Мы больше нигде не дома | страница 13



И однажды в этот подвал пришел дядька, хвостов друг.

Из респектабельных. Из переводчиков.

Респектабельными из хвостовых друзей были врачи и переводчики.

Дядька был красивый, кудрявый и с кудрявой бородой.

Я с ним познакомилась еще в Нью-Йорке,

когда он туда приезжал.

И вообщем, он забрал меня из этого подвала на выходные.

Как детдомовского ребенка забирают.

Привез в свою красивую квартиру.

И там приготовил какой-то вкусный ужин…

Мне там понравилось. Такая идиллия.

И к утру я уже решила, что я — невеста.

И он тоже так решил, потому что поэт Емелин не дать соврать, нет мне равных в умении разводить сентиментальный интим и морочить людям головы матримониальными наклонностями.

Я вот, будучи, б…..ю, по которой проскакал эскадрон, тем не менее, не выношу слова «любовница». Да и слово «гелфренд» меня коробит.

Я люблю простое слово «невеста».

И вот, проснувшись на следующий день, мы решили,

что я теперь невеста.

И что в понедельник мы съездим за вещами в мою мансарду «шамбр де менаж» на Пигаль 11,

и буду я жить теперь, как невеста, вот в этой красивой квартире, с этим красивым дядечкой.

А пока было воскресенье, и дядичка решил позвать гостей и показать им чудную невесту — меня.

Сам он был русский интеллигент. Родом,

наверное из казаков.

А в гости к нему пришли два друга, и оба из дворян.
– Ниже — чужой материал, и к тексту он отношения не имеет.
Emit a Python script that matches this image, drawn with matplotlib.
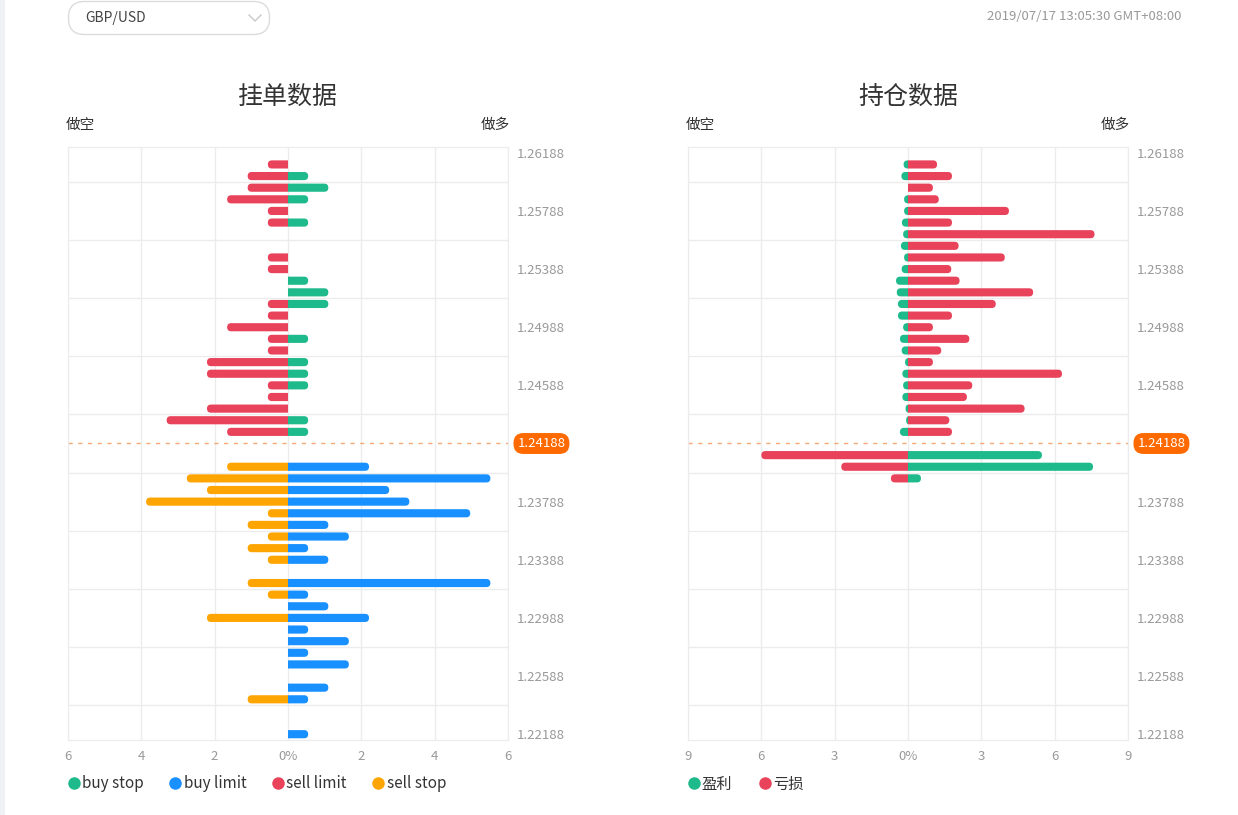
import numpy as np
import matplotlib
matplotlib.use("Agg")
import matplotlib.pyplot as plt
from matplotlib.patches import FancyBboxPatch, Rectangle
from matplotlib.lines import Line2D
from matplotlib.transforms import IdentityTransform

plt.rcParams['font.family'] = ['Noto Sans CJK SC', 'DejaVu Sans']

# 51 price levels, top (1.26188) to bottom (1.22188); labels every 5th level
tick_labels = ["1.26188", "1.25788", "1.25388", "1.24988", "1.24588", "1.24188",
               "1.23788", "1.23388", "1.22988", "1.22588", "1.22188"]
current_price = "1.24188"
current_idx = 25
n_levels = 51

# 挂单数据 (%)
sell_limit = [0, .55, 1.1, 1.1, 1.66, .55, .55, 0, 0, .55,
              .55, 0, 0, .55, .55, 1.66, .55, .55, 2.21, 2.21,
              .55, .55, 2.21, 3.31, 1.66, 0, 0, 0, 0, 0,
              0, 0, 0, 0, 0, 0, 0, 0, 0, 0,
              0, 0, 0, 0, 0, 0, 0, 0, 0, 0,
              0]
buy_stop = [0, 0, .55, 1.1, .55, 0, .55, 0, 0, 0,
            0, .55, 1.1, 1.1, 0, 0, .55, 0, .55, .55,
            .55, 0, 0, .55, .55, 0, 0, 0, 0, 0,
            0, 0, 0, 0, 0, 0, 0, 0, 0, 0,
            0, 0, 0, 0, 0, 0, 0, 0, 0, 0,
            0]
sell_stop = [0, 0, 0, 0, 0, 0, 0, 0, 0, 0,
             0, 0, 0, 0, 0, 0, 0, 0, 0, 0,
             0, 0, 0, 0, 0, 0, 0, 1.66, 2.76, 2.21,
             3.87, .55, 1.1, .55, 1.1, .55, 0, 1.1, .55, 0,
             2.21, 0, 0, 0, 0, 0, 0, 1.1, 0, 0,
             0]
buy_limit = [0, 0, 0, 0, 0, 0, 0, 0, 0, 0,
             0, 0, 0, 0, 0, 0, 0, 0, 0, 0,
             0, 0, 0, 0, 0, 0, 0, 2.21, 5.52, 2.76,
             3.31, 4.97, 1.1, 1.66, .55, 1.1, 0, 5.52, .55, 1.1,
             2.21, .55, 1.66, .55, 1.66, 0, 1.1, .55, 0, 0,
             .55]

# 持仓数据 (%): 做空 side (left) and 做多 side (right)
short_pos = [0, .18, .27, 0, .16, .16, .25, .2, .29, .16,
             .26, .49, .46, .41, .41, .2, .33, .26, .12, .23,
             .2, .23, .1, .08, .33, 0, 6.0, 2.73, .7, 0,
             0, 0, 0, 0, 0, 0, 0, 0, 0, 0,
             0, 0, 0, 0, 0, 0, 0, 0, 0, 0,
             0]
long_pos = [0, 1.19, 1.8, 1.02, 1.26, 4.13, 1.8, 7.63, 2.07, 3.96,
            1.77, 2.11, 5.12, 3.59, 1.8, 1.02, 2.51, 1.36, 1.02, 6.3,
            2.63, 2.41, 4.77, 1.69, 1.8, 0, 5.48, 7.57, .53, 0,
            0, 0, 0, 0, 0, 0, 0, 0, 0, 0,
            0, 0, 0, 0, 0, 0, 0, 0, 0, 0,
            0]

GREEN = '#1fba8b'
BLUE = '#1890ff'
RED = '#e8435a'
ORANGE = '#ffa502'
GRID = '#ececec'
TICK = '#999999'
TEXT = '#333333'

W, H = 1238, 815
fig = plt.figure(figsize=(W / 100, H / 100), dpi=100)
fig.patch.set_facecolor('white')


def px_axes(x0, x1, y0, y1):
    return fig.add_axes([x0 / W, 1 - y1 / H, (x1 - x0) / W, (y1 - y0) / H])


def round_bars(ax, bars):
    # swap each flat bar for a pill clipped at zero, so only the outer end is round
    bb = ax.get_window_extent()
    xl, yl = ax.get_xlim(), ax.get_ylim()
    sx = abs(xl[1] - xl[0]) / bb.width
    sy = abs(yl[1] - yl[0]) / bb.height
    for rect in bars:
        w = rect.get_width()
        rect.set_visible(False)
        if w == 0:
            continue
        h = rect.get_height()
        ry = h / 2
        ext = ry / sy * sx
        total = abs(w) + ext
        rx = min(ext, total / 2)
        left = -ext if w > 0 else w
        pill = FancyBboxPatch((left, rect.get_y()), total, h,
                              boxstyle=f"round,pad=0,rounding_size={rx}",
                              mutation_aspect=ry / rx,
                              fc=rect.get_facecolor(), ec='none', lw=0, zorder=2)
        ax.add_patch(pill)
        side = Rectangle((0, -5), 100 if w > 0 else -100, n_levels + 10, transform=ax.transData)
        pill.set_clip_path(side)


def setup_axis(ax, xmax, step):
    ax.set_xlim(-xmax, xmax)
    ax.set_ylim(n_levels - 0.5, -0.5)
    xt = np.arange(-xmax, xmax + step, step)
    ax.set_xticks(xt)
    ax.set_xticklabels(["0%" if v == 0 else f"{abs(v):g}" for v in xt])
    yt = np.arange(0, n_levels, 5)
    ax.set_yticks(yt)
    ax.set_yticklabels([lab if lab != current_price else "" for lab in tick_labels])
    ax.set_yticks(np.arange(2.5, n_levels - 1, 5), minor=True)
    ax.yaxis.tick_right()
    ax.tick_params(axis='both', which='both', length=0, colors=TICK, labelsize=9.5)
    ax.tick_params(axis='x', pad=7)
    ax.tick_params(axis='y', pad=6)
    ax.grid(which='major', axis='x', color=GRID, lw=1)
    ax.grid(which='minor', axis='y', color=GRID, lw=1)
    ax.set_axisbelow(True)
    for s in ax.spines.values():
        s.set_color(GRID)
    ax.axhline(current_idx, color='#f6a877', lw=1, ls=(0, (3, 4)), zorder=1)
    ax.text(1.0215, current_idx, current_price, transform=ax.get_yaxis_transform(),
            ha='left', va='center', color='white', fontsize=9.5,
            bbox=dict(boxstyle='round,pad=0.3,rounding_size=0.75', fc='#ff6a00', ec='none'))


y = np.arange(n_levels)
bar_h = 0.7

# left panel: 挂单数据
ax1 = px_axes(68, 508, 147, 740)
setup_axis(ax1, 6, 2)
for vals, col, sign in [(sell_limit, RED, -1), (buy_stop, GREEN, 1),
                        (sell_stop, ORANGE, -1), (buy_limit, BLUE, 1)]:
    b = ax1.barh(y, sign * np.array(vals), height=bar_h, color=col, lw=0)
    round_bars(ax1, b)

# right panel: 持仓数据
ax2 = px_axes(688, 1128, 147, 740)
setup_axis(ax2, 9, 3)
short_cols = [GREEN if i < current_idx else RED for i in y]
long_cols = [RED if i < current_idx else GREEN for i in y]
b = ax2.barh(y, -np.array(short_pos), height=bar_h, color=short_cols, lw=0)
round_bars(ax2, b)
b = ax2.barh(y, np.array(long_pos), height=bar_h, color=long_cols, lw=0)
round_bars(ax2, b)

# titles and side labels
for cx, lx, rx, title in [(288, 66, 510, "挂单数据"), (908, 686, 1130, "持仓数据")]:
    fig.text(cx / W, 1 - 97 / H, title, ha='center', va='center', fontsize=18, color=TEXT)
    fig.text(lx / W, 1 - 125 / H, "做空", ha='left', va='center', fontsize=10.5, color=TEXT)
    fig.text(rx / W, 1 - 125 / H, "做多", ha='right', va='center', fontsize=10.5, color=TEXT)


# legends
def dot(c):
    return Line2D([], [], marker='o', ls='none', markersize=9, markerfacecolor=c, markeredgecolor='none')


leg_kw = dict(loc='center left', frameon=False, fontsize=11, handletextpad=0.1,
              handlelength=0.9, borderpad=0, labelcolor=TEXT)
fig.legend([dot(GREEN), dot(BLUE), dot(RED), dot(ORANGE)],
           ["buy stop", "buy limit", "sell limit", "sell stop"],
           bbox_to_anchor=(59 / W, 1 - 784 / H), ncol=4, columnspacing=1.62, **leg_kw)
fig.legend([dot(GREEN), dot(RED)], ["盈利", "亏损"],
           bbox_to_anchor=(679 / W, 1 - 784 / H), ncol=2, columnspacing=1.7, **leg_kw)

# header: left strip, pair selector, timestamp
fig.add_artist(Rectangle((0, 0), 5, H, transform=IdentityTransform(), fc='#eff1f5', ec='none'))
fig.add_artist(FancyBboxPatch((68.5, H - 34.5), 201, 33, boxstyle='round,pad=0,rounding_size=16',
                              transform=IdentityTransform(), fc='white', ec='#dcdcdc', lw=1))
fig.add_artist(Line2D([249, 255, 261], [H - 15, H - 21, H - 15], transform=IdentityTransform(),
                      color='#c8c8c8', lw=1))
fig.text(85 / W, 1 - 18 / H, "GBP/USD", ha='left', va='center', fontsize=10, color='#444444')
fig.text(1181 / W, 1 - 17 / H, "2019/07/17 13:05:30 GMT+08:00", ha='right', va='center',
         fontsize=9.5, color=TICK)

fig.savefig("out.png", dpi=100)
Один был происхождением русский князь.

А второй — грузинский и тоже князь.

Оба были ужасно красивые.

Вообщем, вокруг меня были три реально красивых дядички. Ну с такими прекрасно-благородными лицами.

И все трое были с такой пепельной сединой.

Им, дядичкам, в ту пору было наверное чуток за 50.

А мне было под 40.

Мой дядичка-жених опять приготовил какой-то

волшебный ужин.

Я им понравилась. И я сидела, такая радостная.

И грелась в лучах их благожелательного внимания.

Я там действительно устала в этом хвостовском подвале под названием

«Пир на Райской улице». Устала от всеобщей неприкаянности.

Оттого, что Хвост выдал мне ключи от этого места и поручил присматривать за порядком, то есть за всеми этими странными осколками развалившейся страны, которых понесло по свету, и прибило к хвостовскому райскому пиру.

Большинство из них были простые люди, не обремененные особым образованием, но с серьезным опытом выживания… пьяницы, наркоманы, поэты, художники, провинциальные барышни, магазинные воры, уличные музыканты…

Я чувствовала себя — какой то комиссаршей из «Оптимистической трагедии».

А пуще того — левоэсеровской еврейской девушкой при штабе батьки Махно.